━━━━━ DATASET CONTENT

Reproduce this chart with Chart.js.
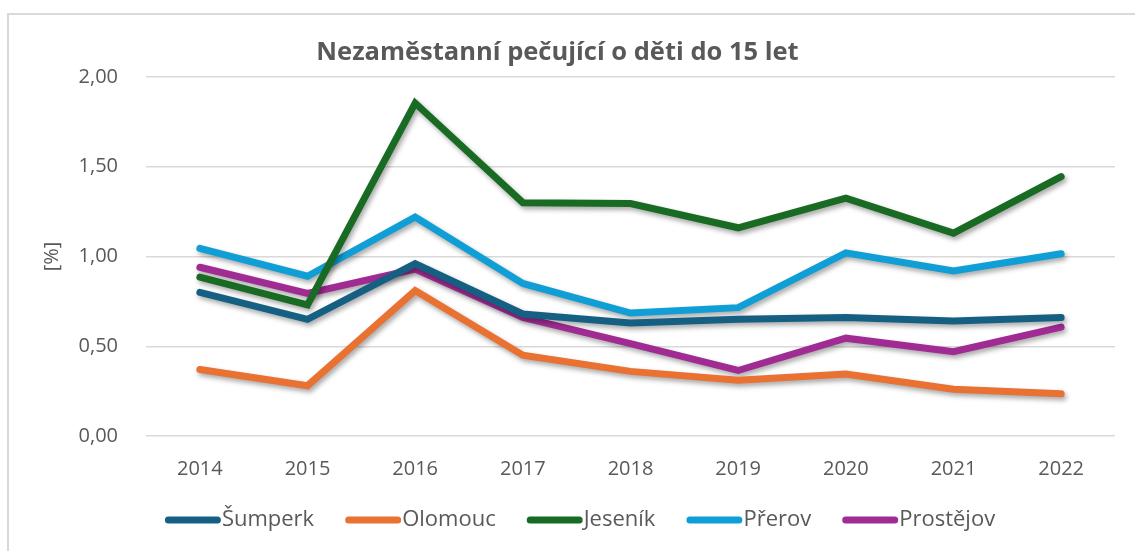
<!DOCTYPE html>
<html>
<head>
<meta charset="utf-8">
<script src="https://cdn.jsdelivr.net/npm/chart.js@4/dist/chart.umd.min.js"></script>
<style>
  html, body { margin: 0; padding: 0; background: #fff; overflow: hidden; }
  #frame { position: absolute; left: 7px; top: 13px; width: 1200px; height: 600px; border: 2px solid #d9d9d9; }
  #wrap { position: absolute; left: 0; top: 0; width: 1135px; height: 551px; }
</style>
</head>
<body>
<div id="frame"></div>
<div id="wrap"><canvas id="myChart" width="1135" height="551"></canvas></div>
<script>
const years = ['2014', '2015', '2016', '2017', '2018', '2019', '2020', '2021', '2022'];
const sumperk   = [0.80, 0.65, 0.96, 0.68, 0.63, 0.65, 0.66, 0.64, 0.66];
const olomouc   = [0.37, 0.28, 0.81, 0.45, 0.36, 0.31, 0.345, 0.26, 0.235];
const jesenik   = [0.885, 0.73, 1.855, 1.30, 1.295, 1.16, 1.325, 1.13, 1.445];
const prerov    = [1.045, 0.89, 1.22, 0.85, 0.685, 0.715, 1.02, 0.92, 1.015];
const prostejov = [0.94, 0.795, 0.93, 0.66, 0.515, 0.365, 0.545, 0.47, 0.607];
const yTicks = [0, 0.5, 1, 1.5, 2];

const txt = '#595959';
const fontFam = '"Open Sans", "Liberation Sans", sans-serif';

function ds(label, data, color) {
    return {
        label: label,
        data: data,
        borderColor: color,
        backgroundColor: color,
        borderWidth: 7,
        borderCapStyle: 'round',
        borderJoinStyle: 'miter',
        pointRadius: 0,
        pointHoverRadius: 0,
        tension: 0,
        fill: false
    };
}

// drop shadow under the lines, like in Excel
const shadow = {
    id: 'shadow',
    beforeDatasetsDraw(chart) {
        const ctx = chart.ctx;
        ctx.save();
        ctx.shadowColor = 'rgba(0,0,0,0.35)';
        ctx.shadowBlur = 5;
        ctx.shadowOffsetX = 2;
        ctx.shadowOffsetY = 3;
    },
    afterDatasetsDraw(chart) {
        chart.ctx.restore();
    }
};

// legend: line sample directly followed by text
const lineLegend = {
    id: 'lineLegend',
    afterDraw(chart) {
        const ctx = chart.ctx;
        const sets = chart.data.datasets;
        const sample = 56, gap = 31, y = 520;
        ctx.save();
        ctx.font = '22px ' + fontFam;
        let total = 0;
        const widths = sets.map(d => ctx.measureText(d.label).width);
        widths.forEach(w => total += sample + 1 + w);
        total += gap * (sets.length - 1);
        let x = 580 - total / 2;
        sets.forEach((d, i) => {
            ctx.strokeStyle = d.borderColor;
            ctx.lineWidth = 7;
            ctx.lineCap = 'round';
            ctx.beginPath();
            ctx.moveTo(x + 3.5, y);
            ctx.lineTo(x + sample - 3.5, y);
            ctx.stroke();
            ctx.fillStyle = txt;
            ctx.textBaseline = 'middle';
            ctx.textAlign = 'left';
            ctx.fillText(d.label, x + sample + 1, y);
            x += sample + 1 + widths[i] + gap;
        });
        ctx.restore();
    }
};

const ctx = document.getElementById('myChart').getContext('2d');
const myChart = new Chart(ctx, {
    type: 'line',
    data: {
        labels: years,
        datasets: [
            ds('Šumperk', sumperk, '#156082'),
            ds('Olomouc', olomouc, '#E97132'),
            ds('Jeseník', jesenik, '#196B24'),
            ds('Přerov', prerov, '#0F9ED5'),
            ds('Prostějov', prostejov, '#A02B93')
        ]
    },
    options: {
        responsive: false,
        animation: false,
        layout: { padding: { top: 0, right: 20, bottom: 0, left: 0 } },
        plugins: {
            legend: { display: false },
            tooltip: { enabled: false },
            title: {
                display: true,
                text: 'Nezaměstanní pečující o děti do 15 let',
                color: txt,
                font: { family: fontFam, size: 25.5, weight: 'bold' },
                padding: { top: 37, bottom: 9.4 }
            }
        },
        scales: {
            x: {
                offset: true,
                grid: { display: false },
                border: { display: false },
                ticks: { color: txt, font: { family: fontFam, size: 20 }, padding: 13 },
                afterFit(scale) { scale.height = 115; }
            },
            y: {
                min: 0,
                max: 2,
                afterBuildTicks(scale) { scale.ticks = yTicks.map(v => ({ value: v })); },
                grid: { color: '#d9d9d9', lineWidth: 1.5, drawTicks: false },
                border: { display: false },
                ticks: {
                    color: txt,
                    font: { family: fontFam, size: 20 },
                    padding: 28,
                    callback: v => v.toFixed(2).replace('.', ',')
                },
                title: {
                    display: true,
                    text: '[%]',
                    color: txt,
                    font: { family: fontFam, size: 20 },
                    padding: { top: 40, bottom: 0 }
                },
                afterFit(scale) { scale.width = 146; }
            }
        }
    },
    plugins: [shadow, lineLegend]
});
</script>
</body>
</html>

━━━━━━━━━━

*YOUR OBJECTIVE*
Write out the listing above again, exactly, but with no pictures in the copy.

*COMPLETED EXERCISE*
Reproduce this chart with Chart.js.
<!DOCTYPE html>
<html>
<head>
<meta charset="utf-8">
<script src="https://cdn.jsdelivr.net/npm/chart.js@4/dist/chart.umd.min.js"></script>
<style>
  html, body { margin: 0; padding: 0; background: #fff; overflow: hidden; }
  #frame { position: absolute; left: 7px; top: 13px; width: 1200px; height: 600px; border: 2px solid #d9d9d9; }
  #wrap { position: absolute; left: 0; top: 0; width: 1135px; height: 551px; }
</style>
</head>
<body>
<div id="frame"></div>
<div id="wrap"><canvas id="myChart" width="1135" height="551"></canvas></div>
<script>
const years = ['2014', '2015', '2016', '2017', '2018', '2019', '2020', '2021', '2022'];
const sumperk   = [0.80, 0.65, 0.96, 0.68, 0.63, 0.65, 0.66, 0.64, 0.66];
const olomouc   = [0.37, 0.28, 0.81, 0.45, 0.36, 0.31, 0.345, 0.26, 0.235];
const jesenik   = [0.885, 0.73, 1.855, 1.30, 1.295, 1.16, 1.325, 1.13, 1.445];
const prerov    = [1.045, 0.89, 1.22, 0.85, 0.685, 0.715, 1.02, 0.92, 1.015];
const prostejov = [0.94, 0.795, 0.93, 0.66, 0.515, 0.365, 0.545, 0.47, 0.607];
const yTicks = [0, 0.5, 1, 1.5, 2];

const txt = '#595959';
const fontFam = '"Open Sans", "Liberation Sans", sans-serif';

function ds(label, data, color) {
    return {
        label: label,
        data: data,
        borderColor: color,
        backgroundColor: color,
        borderWidth: 7,
        borderCapStyle: 'round',
        borderJoinStyle: 'miter',
        pointRadius: 0,
        pointHoverRadius: 0,
        tension: 0,
        fill: false
    };
}

// drop shadow under the lines, like in Excel
const shadow = {
    id: 'shadow',
    beforeDatasetsDraw(chart) {
        const ctx = chart.ctx;
        ctx.save();
        ctx.shadowColor = 'rgba(0,0,0,0.35)';
        ctx.shadowBlur = 5;
        ctx.shadowOffsetX = 2;
        ctx.shadowOffsetY = 3;
    },
    afterDatasetsDraw(chart) {
        chart.ctx.restore();
    }
};

// legend: line sample directly followed by text
const lineLegend = {
    id: 'lineLegend',
    afterDraw(chart) {
        const ctx = chart.ctx;
        const sets = chart.data.datasets;
        const sample = 56, gap = 31, y = 520;
        ctx.save();
        ctx.font = '22px ' + fontFam;
        let total = 0;
        const widths = sets.map(d => ctx.measureText(d.label).width);
        widths.forEach(w => total += sample + 1 + w);
        total += gap * (sets.length - 1);
        let x = 580 - total / 2;
        sets.forEach((d, i) => {
            ctx.strokeStyle = d.borderColor;
            ctx.lineWidth = 7;
            ctx.lineCap = 'round';
            ctx.beginPath();
            ctx.moveTo(x + 3.5, y);
            ctx.lineTo(x + sample - 3.5, y);
            ctx.stroke();
            ctx.fillStyle = txt;
            ctx.textBaseline = 'middle';
            ctx.textAlign = 'left';
            ctx.fillText(d.label, x + sample + 1, y);
            x += sample + 1 + widths[i] + gap;
        });
        ctx.restore();
    }
};

const ctx = document.getElementById('myChart').getContext('2d');
const myChart = new Chart(ctx, {
    type: 'line',
    data: {
        labels: years,
        datasets: [
            ds('Šumperk', sumperk, '#156082'),
            ds('Olomouc', olomouc, '#E97132'),
            ds('Jeseník', jesenik, '#196B24'),
            ds('Přerov', prerov, '#0F9ED5'),
            ds('Prostějov', prostejov, '#A02B93')
        ]
    },
    options: {
        responsive: false,
        animation: false,
        layout: { padding: { top: 0, right: 20, bottom: 0, left: 0 } },
        plugins: {
            legend: { display: false },
            tooltip: { enabled: false },
            title: {
                display: true,
                text: 'Nezaměstanní pečující o děti do 15 let',
                color: txt,
                font: { family: fontFam, size: 25.5, weight: 'bold' },
                padding: { top: 37, bottom: 9.4 }
            }
        },
        scales: {
            x: {
                offset: true,
                grid: { display: false },
                border: { display: false },
                ticks: { color: txt, font: { family: fontFam, size: 20 }, padding: 13 },
                afterFit(scale) { scale.height = 115; }
            },
            y: {
                min: 0,
                max: 2,
                afterBuildTicks(scale) { scale.ticks = yTicks.map(v => ({ value: v })); },
                grid: { color: '#d9d9d9', lineWidth: 1.5, drawTicks: false },
                border: { display: false },
                ticks: {
                    color: txt,
                    font: { family: fontFam, size: 20 },
                    padding: 28,
                    callback: v => v.toFixed(2).replace('.', ',')
                },
                title: {
                    display: true,
                    text: '[%]',
                    color: txt,
                    font: { family: fontFam, size: 20 },
                    padding: { top: 40, bottom: 0 }
                },
                afterFit(scale) { scale.width = 146; }
            }
        }
    },
    plugins: [shadow, lineLegend]
});
</script>
</body>
</html>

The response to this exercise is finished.